How could it be otherwise? The only mythical creature Latin America has produced is the military dictator from the end of the last century and the beginning of this one. Many of them, it is true, liberal caudillos who in the end turned into savage tyrants. I’m convinced that if Colonel Aureliano Buendía had won even one of his thirty-two wars, he would have been one of them.
However, when I fulfilled the dream of writing about the last days of the Liberator, Simón Bolívar, in The General in His Labyrinth, I had to twist the neck of the swan of invention. This was a flesh-and-blood man of extraordinary stature who waged war against his devastated body with no witnesses other than the entourage of young soldiers who accompanied him in all his wars and would accompany him till death. I had to know how he really was, and how each of them was, and I believe I discovered this as much as possible in the Liberator’s revealing, fascinating letters. I believe, in all humility, that The General in His Labyrinth is historic testimony wrapped in the irresistible trappings of poetry.
It is about these literary enigmas that I would like to continue the dialogue with you that other friends have begun during the past few days. Those who have applauded the military branch know I’m no stranger to that necessary idea, and my one hope is that it prospers. Each one has talked about his speciality. I have none except letters, and even here I’m an empiricist with no academic formation, but I do feel able to enrol you in the not always peaceful armies of literature.
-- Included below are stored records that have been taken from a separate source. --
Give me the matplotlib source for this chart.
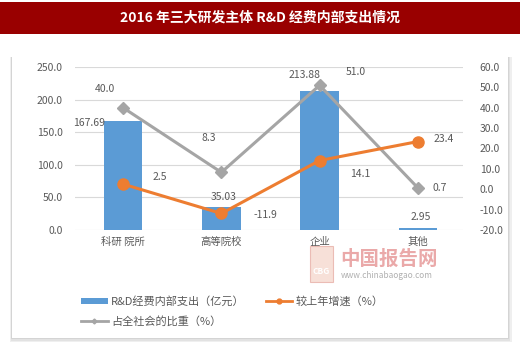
import matplotlib
matplotlib.use("Agg")
import matplotlib.pyplot as plt
from matplotlib.patches import Rectangle
from matplotlib.lines import Line2D
import numpy as np

plt.rcParams['font.family'] = ['Noto Sans CJK SC', 'DejaVu Sans']

categories = ['科研 院所', '高等院校', '企业', '其他']
spending = [167.69, 35.03, 213.88, 2.95]       # 亿元
growth = [2.5, -11.9, 14.1, 23.4]              # 较上年增速 %
share = [40.0, 8.3, 51.0, 0.7]                 # 占全社会比重 %

left_ticks = [0, 50, 100, 150, 200, 250]
right_ticks = [-20, -10, 0, 10, 20, 30, 40, 50, 60]

BLUE = '#5B9BD5'
ORANGE = '#ED7D31'
GRAY = '#A5A5A5'
TXT = '#595959'

W, H = 520, 347
fig = plt.figure(figsize=(W / 100, H / 100), dpi=100)

def fx(px):
    return px / W

def fy(py):
    return 1 - py / H

def bg_rect(x0, y0, x1, y1, **kw):
    # rectangle in pixel coords (y from top), kept behind the axes
    fig.patches.append(Rectangle((fx(x0), fy(y1)), fx(x1) - fx(x0), fy(y0) - fy(y1),
                                 transform=fig.transFigure, zorder=-10, **kw))

# title banner
bg_rect(0, 2, W, 34, facecolor='#990000', edgecolor='none')
fig.text(0.5, fy(18), '2016 年三大研发主体 R&D 经费内部支出情况', color='white',
         fontsize=10, fontweight='bold', ha='center', va='center')

# chart frame with soft shadow
for off, col in [(4, '#EFEFEF'), (2.5, '#E2E2E2'), (1.2, '#D4D4D4')]:
    bg_rect(12 - off / 2, 57, 508 + off, 338 + off, facecolor=col, edgecolor='none')
bg_rect(12, 57, 508, 338, facecolor='white', edgecolor='none')

ax = fig.add_axes([fx(75), fy(230), fx(388), fy(67) - fy(230)])
ax.patch.set_alpha(0)
x = np.arange(len(categories))

ax.bar(x, spending, width=0.39, color=BLUE, zorder=2)
ax.set_ylim(0, 250)
ax.set_yticks(left_ticks)
ax.set_yticklabels([f'{v:.1f}' for v in left_ticks])
ax.set_xlim(-0.49, 3.46)
ax.set_xticks(x)
ax.set_xticklabels(categories, fontsize=8.5)
ax.grid(axis='y', color='#D9D9D9', linewidth=0.8, zorder=0)
for s in ax.spines.values():
    s.set_visible(False)
ax.tick_params(length=0, labelsize=7.5, colors=TXT)
ax.tick_params(axis='y', pad=9)
ax.tick_params(axis='x', pad=5)

ax2 = ax.twinx()
ax2.set_ylim(-20, 60)
ax2.set_yticks(right_ticks)
ax2.set_yticklabels([f'{v:.1f}' for v in right_ticks])
for s in ax2.spines.values():
    s.set_visible(False)
ax2.tick_params(length=0, labelsize=7.5, colors=TXT, pad=12)

ax2.plot(x, share, color=GRAY, linewidth=2.2, marker='D', markersize=6, zorder=3)
ax2.plot(x, growth, color=ORANGE, linewidth=2.2, marker='o', markersize=8, zorder=4)

lab = dict(fontsize=7.5, color=TXT, zorder=6, ha='center', va='center',
           textcoords='offset pixels')
# bar values
bar_off = [(-34, -2), (2, 10), (-15, 16), (3, 11)]
for i, (dx, dy) in enumerate(bar_off):
    ax.annotate(f'{spending[i]:.2f}', (x[i], spending[i]), xytext=(dx, dy), **lab)
# share labels
share_off = [(-18, 19), (-13, 34), (36, 13), (22, 0)]
for i, (dx, dy) in enumerate(share_off):
    ax2.annotate(f'{share[i]:.1f}', (x[i], share[i]), xytext=(dx, dy), **lab)
# growth labels
growth_off = [(37, 7), (44, -2), (41, -13), (26, 3)]
for i, (dx, dy) in enumerate(growth_off):
    ax2.annotate(f'{growth[i]:.1f}', (x[i], growth[i]), xytext=(dx, dy), **lab)

# watermark
fig.text(fx(340), fy(259), '中国报告网', color='#E8A0A0', fontsize=14, fontweight='bold',
         ha='left', va='center', alpha=0.9)
fig.text(fx(341), fy(276), 'www.chinabaogao.com', color='#B0B0B0', fontsize=6,
         ha='left', va='center')
fig.patches.append(Rectangle((fx(310), fy(282)), fx(23), fy(246) - fy(282), transform=fig.transFigure,
                             facecolor='#F6D9CF', edgecolor='#E8B0A8', linewidth=0.8, alpha=0.8))
fig.text(fx(321.5), fy(272), 'CBG', color='white', fontsize=6, fontweight='bold',
         ha='center', va='center')

# legend: ncol=2 fills by column, so the gray line goes second
handles = [
    Rectangle((0, 0), 1, 1, facecolor=BLUE, edgecolor='none'),
    Line2D([], [], color=GRAY, linewidth=2, marker='D', markersize=2.5),
    Line2D([], [], color=ORANGE, linewidth=2, marker='o', markersize=3.5),
]
labels = ['R&D经费内部支出（亿元）', '占全社会的比重（%）', '较上年增速（%）']
fig.legend(handles, labels, loc='upper left', bbox_to_anchor=(fx(71), fy(286)), ncol=2,
           frameon=False, fontsize=8, labelcolor=TXT, handlelength=2.4, handleheight=0.5,
           handletextpad=0.3, columnspacing=1.9, labelspacing=0.8)

fig.savefig('out.png', dpi=100)
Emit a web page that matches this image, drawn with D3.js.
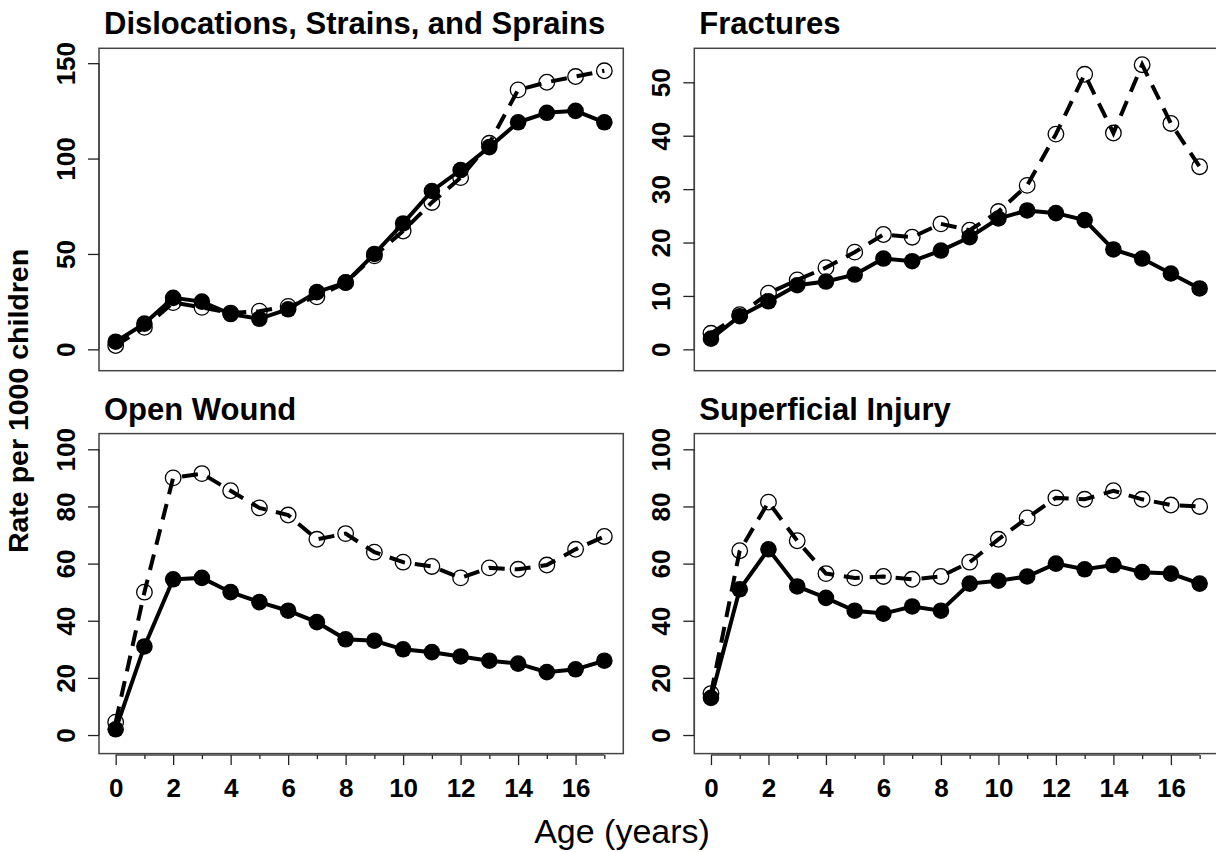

To begin with, I want to leave you with just one sentence: ‘I believe all our lives would be better if each of you would always carry a book in your knapsack.’
JOURNALISM: THE BEST JOB IN THE WORLD
Los Angeles, United States, October 7, 1996
A Colombian university was asked what aptitude and vocational tests they give to those who want to study journalism, and the response was categorical: ‘Journalists are not artists.’ These reflections, on the contrary, are based precisely on the certainty that written journalism is a literary genre.
Some fifty years ago, schools of journalism were not the fashion. One learned in editorial rooms, printing plants, the little café across the street, the Friday drinking sessions. The entire newspaper was a factory that formed and informed without equivocation and generated opinion in a participatory atmosphere that kept morality in its place. For we journalists always went around together, lived together, and were such occupational fanatics that we didn’t talk about anything else but the job. The work brought with it a group friendship that left little room for a private life. Institutional editorial meetings did not exist but, at five in the afternoon, with no official notification, the entire staff took a break from the tensions of the day and assembled to have coffee somewhere in the editorial offices. It was an open meeting where topics from each section were discussed in a heated way and final touches given to the morning edition. Those who didn’t learn in those twenty-four-hours-a-day ambulatory and impassioned lecture halls, or became bored by talking so much about the same thing, wanted to be or thought they were journalists but really weren’t.